Managing growth is also contingent on having the right client management systems in place, along with planning tools to measure where your business is coming from and what opportunities can you focus on for marketing. You also need to make decisions on human resources – whether it is administrative support, a junior partner to work your B and C clients or joint-work relationships for product cross-selling.

The answers for many of these questions can be found by keeping a time log of your tasks for a period of two weeks, as well as doing a deep analysis of the book of business you have built. You may have to invest time or money to improve your operational systems, but the real benefit to you could be increased productivity, knowledge and efficiency that will help your practice sustain. Delaying those decisions and investments may create a period of decline for years to come. You may also find wasted time procrastinating on tasks or lack of time actually spent prospecting. Until you have the data on your business, the answers would be speculation.

Knowing exactly when to make practices changes is also critical

For most professionals, the time to make change is when you no longer have the capacity to deliver on your existing clients and are swallowed in paperwork. It is not about waiting until you have the next big case to finance the operational needs of your business. It is about taking care of the lowest hanging improvements that can add blocks of time and efficiency back into your business, so that you steadily can ramp back up into growth mode and invest in other areas.
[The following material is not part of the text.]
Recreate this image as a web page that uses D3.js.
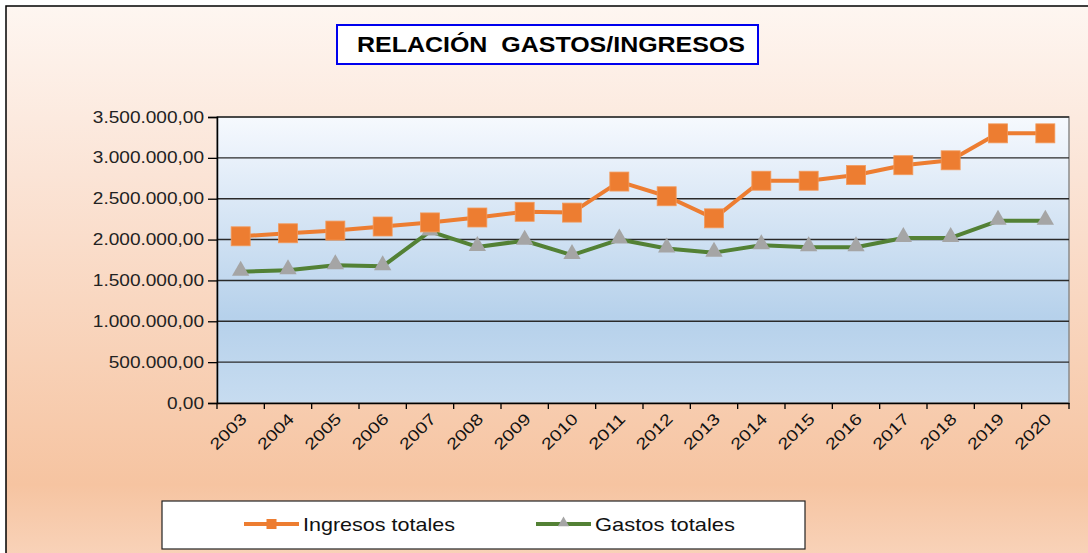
<!DOCTYPE html>
<html>
<head>
<meta charset="utf-8">
<script src="https://cdn.jsdelivr.net/npm/d3@7"></script>
<style>
  body { margin: 0; background: #fff; }
  svg { display: block; font-family: Arial, "Liberation Sans", sans-serif; }
</style>
</head>
<body>
<div id="chart"></div>
<script>
const years = ["2003","2004","2005","2006","2007","2008","2009","2010","2011","2012","2013","2014","2015","2016","2017","2018","2019","2020"];
const ingresos = [2040000,2077000,2110000,2160000,2210000,2270000,2340000,2330000,2710000,2530000,2260000,2720000,2720000,2790000,2910000,2970000,3300000,3300000];
const gastos = [1607000,1624000,1685000,1673000,2100000,1910000,1986000,1810000,2000000,1890000,1840000,1930000,1905000,1905000,2020000,2020000,2230000,2230000];
const yTicks = [0,500000,1000000,1500000,2000000,2500000,3000000,3500000];
const seriesNames = ["Ingresos totales","Gastos totales"];

const width = 1088, height = 553;
const plot = { left: 217, right: 1069, top: 117, bottom: 403 };

const svg = d3.select("#chart").append("svg")
    .attr("width", width)
    .attr("height", height);

// stretch text horizontally (reference uses a wide rendering)
function stretch(sel, factor) {
  sel.each(function() {
    const len = this.getComputedTextLength();
    d3.select(this).attr("textLength", len * factor).attr("lengthAdjust", "spacingAndGlyphs");
  });
}

const defs = svg.append("defs");
const outerGrad = defs.append("linearGradient").attr("id", "outerGrad")
    .attr("x1", 0).attr("y1", 0).attr("x2", 0).attr("y2", 1);
outerGrad.append("stop").attr("offset", "0%").attr("stop-color", "#fef6f1");
outerGrad.append("stop").attr("offset", "30%").attr("stop-color", "#fbe4d6");
outerGrad.append("stop").attr("offset", "85%").attr("stop-color", "#f6c4a1");
outerGrad.append("stop").attr("offset", "100%").attr("stop-color", "#f9d5bd");

const plotGrad = defs.append("linearGradient").attr("id", "plotGrad")
    .attr("x1", 0).attr("y1", 0).attr("x2", 0).attr("y2", 1);
plotGrad.append("stop").attr("offset", "0%").attr("stop-color", "#f6f9fe");
plotGrad.append("stop").attr("offset", "70%").attr("stop-color", "#b6d1eb");
plotGrad.append("stop").attr("offset", "100%").attr("stop-color", "#c7dcf0");

// chart area background
svg.append("rect")
    .attr("x", 6).attr("y", 6)
    .attr("width", width + 10).attr("height", height + 10)
    .attr("fill", "url(#outerGrad)")
    .attr("stroke", "#000")
    .attr("stroke-width", 1.5);

// title
svg.append("rect")
    .attr("x", 337).attr("y", 25).attr("width", 421).attr("height", 39)
    .attr("fill", "#fff").attr("stroke", "#0000ee").attr("stroke-width", 2);
svg.append("text")
    .attr("x", 357).attr("y", 52)
    .attr("font-size", 22)
    .attr("font-weight", "bold")
    .attr("textLength", 388)
    .attr("lengthAdjust", "spacingAndGlyphs")
    .attr("fill", "#000")
    .attr("xml:space", "preserve")
    .style("white-space", "pre")
    .text("RELACIÓN  GASTOS/INGRESOS");

const x = d3.scaleBand().domain(years).range([plot.left, plot.right]);
const y = d3.scaleLinear().domain([0, 3500000]).range([plot.bottom, plot.top]);

// plot area
svg.append("rect")
    .attr("x", plot.left).attr("y", plot.top)
    .attr("width", plot.right - plot.left).attr("height", plot.bottom - plot.top)
    .attr("fill", "url(#plotGrad)")
    .attr("stroke", "#8a8a8a").attr("stroke-width", 1.5);

const fmt = v => {
  const s = d3.format(",.2f")(v);
  return s.replace(/,/g, "#").replace(".", ",").replace(/#/g, ".");
};

// gridlines
svg.append("g").selectAll("line")
    .data(yTicks.filter(d => d > 0))
    .join("line")
    .attr("x1", plot.left).attr("x2", plot.right)
    .attr("y1", d => y(d)).attr("y2", d => y(d))
    .attr("stroke", "#2a2a2a").attr("stroke-width", 1.4);

// y axis
const yAxis = svg.append("g")
    .attr("transform", `translate(${plot.left},0)`)
    .call(d3.axisLeft(y).tickValues(yTicks).tickFormat(fmt).tickSize(9).tickPadding(4));
yAxis.select(".domain").attr("stroke", "#000").attr("stroke-width", 1.5);
yAxis.selectAll(".tick line").attr("stroke", "#000").attr("stroke-width", 1.3);
yAxis.selectAll("text").attr("font-size", 16).attr("fill", "#222")
    .attr("font-family", "Arial, 'Liberation Sans', sans-serif")
    .call(stretch, 1.19);

// x axis
const xAxis = svg.append("g")
    .attr("transform", `translate(0,${plot.bottom})`)
    .call(d3.axisBottom(x).tickSize(0).tickFormat(""));
xAxis.select(".domain").attr("stroke", "#000").attr("stroke-width", 1.5);
svg.append("g").selectAll("line")
    .data(years.concat(["end"]))
    .join("line")
    .attr("x1", (d, i) => plot.left + i * x.step())
    .attr("x2", (d, i) => plot.left + i * x.step())
    .attr("y1", plot.bottom).attr("y2", plot.bottom + 6)
    .attr("stroke", "#000").attr("stroke-width", 1.3);
svg.append("g").selectAll("text")
    .data(years)
    .join("text")
    .attr("transform", d => `translate(${x(d) + x.bandwidth() / 2 + 7},${plot.bottom + 17}) rotate(-45)`)
    .attr("text-anchor", "end")
    .attr("font-size", 16)
    .attr("fill", "#111")
    .attr("textLength", 44)
    .attr("lengthAdjust", "spacingAndGlyphs")
    .text(d => d);

const cx = d => x(d) + x.bandwidth() / 2;
const line = d3.line().x((d, i) => cx(years[i])).y(d => y(d));

// gastos line
svg.append("path").datum(gastos)
    .attr("d", line).attr("fill", "none")
    .attr("stroke", "#538135").attr("stroke-width", 4).attr("stroke-linejoin", "round");
svg.append("g").selectAll("path")
    .data(gastos)
    .join("path")
    .attr("d", d3.symbol(d3.symbolTriangle, 130))
    .attr("transform", (d, i) => `translate(${cx(years[i])},${y(d) - 1})`)
    .attr("fill", "#a5a5a5");

// ingresos line
svg.append("path").datum(ingresos)
    .attr("d", line).attr("fill", "none")
    .attr("stroke", "#ed7d31").attr("stroke-width", 4).attr("stroke-linejoin", "round");
svg.append("g").selectAll("rect")
    .data(ingresos)
    .join("rect")
    .attr("x", (d, i) => cx(years[i]) - 9.5)
    .attr("y", d => y(d) - 9.5)
    .attr("width", 19).attr("height", 19)
    .attr("fill", "#ed7d31")
    .attr("stroke", "#f29a5c").attr("stroke-width", 0.8);

// legend
const legend = svg.append("g");
legend.append("rect")
    .attr("x", 162).attr("y", 501).attr("width", 643).attr("height", 48)
    .attr("fill", "#fff").attr("stroke", "#222").attr("stroke-width", 1.2);

const legItems = [
  { name: seriesNames[0], x0: 244, len: 152, color: "#ed7d31", marker: "square" },
  { name: seriesNames[1], x0: 536, len: 140, color: "#538135", marker: "triangle" }
];
legItems.forEach(it => {
  const ly = 524;
  legend.append("line")
      .attr("x1", it.x0).attr("x2", it.x0 + 55)
      .attr("y1", ly).attr("y2", ly)
      .attr("stroke", it.color).attr("stroke-width", 4);
  if (it.marker === "square") {
    legend.append("rect")
        .attr("x", it.x0 + 27.5 - 5).attr("y", ly - 5)
        .attr("width", 10).attr("height", 10)
        .attr("fill", "#ed7d31");
  } else {
    legend.append("path")
        .attr("d", d3.symbol(d3.symbolTriangle, 55))
        .attr("transform", `translate(${it.x0 + 27.5},${ly - 1})`)
        .attr("fill", "#a5a5a5");
  }
  legend.append("text")
      .attr("x", it.x0 + 59).attr("y", ly + 7)
      .attr("font-size", 19)
      .attr("fill", "#111")
      .attr("textLength", it.len)
      .attr("lengthAdjust", "spacingAndGlyphs")
      .text(it.name);
});
</script>
</body>
</html>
This can be sharing an assistant with another professional to gain a few hours of time back into your practice, or investing in technology that will make existing client opportunities more automated and readily available. Too many advisors and professionals feel they can maintain their client information on an electronic spreadsheet or hard-drive software and this makes consistent client communication, updating of records and ongoing cultivation inefficient over time.

A successful growth strategy depends on you being willing and able to take new chances because you know it is the right thing to do for your business. You don’t want to lose your ability to stay nimble in this marketplace or lose your sense of purpose.

For many professionals, servicing and take care of clients is their number one passion. Let managing your business be equally as important so that you are always able to move forward and see your next opportunities clearly.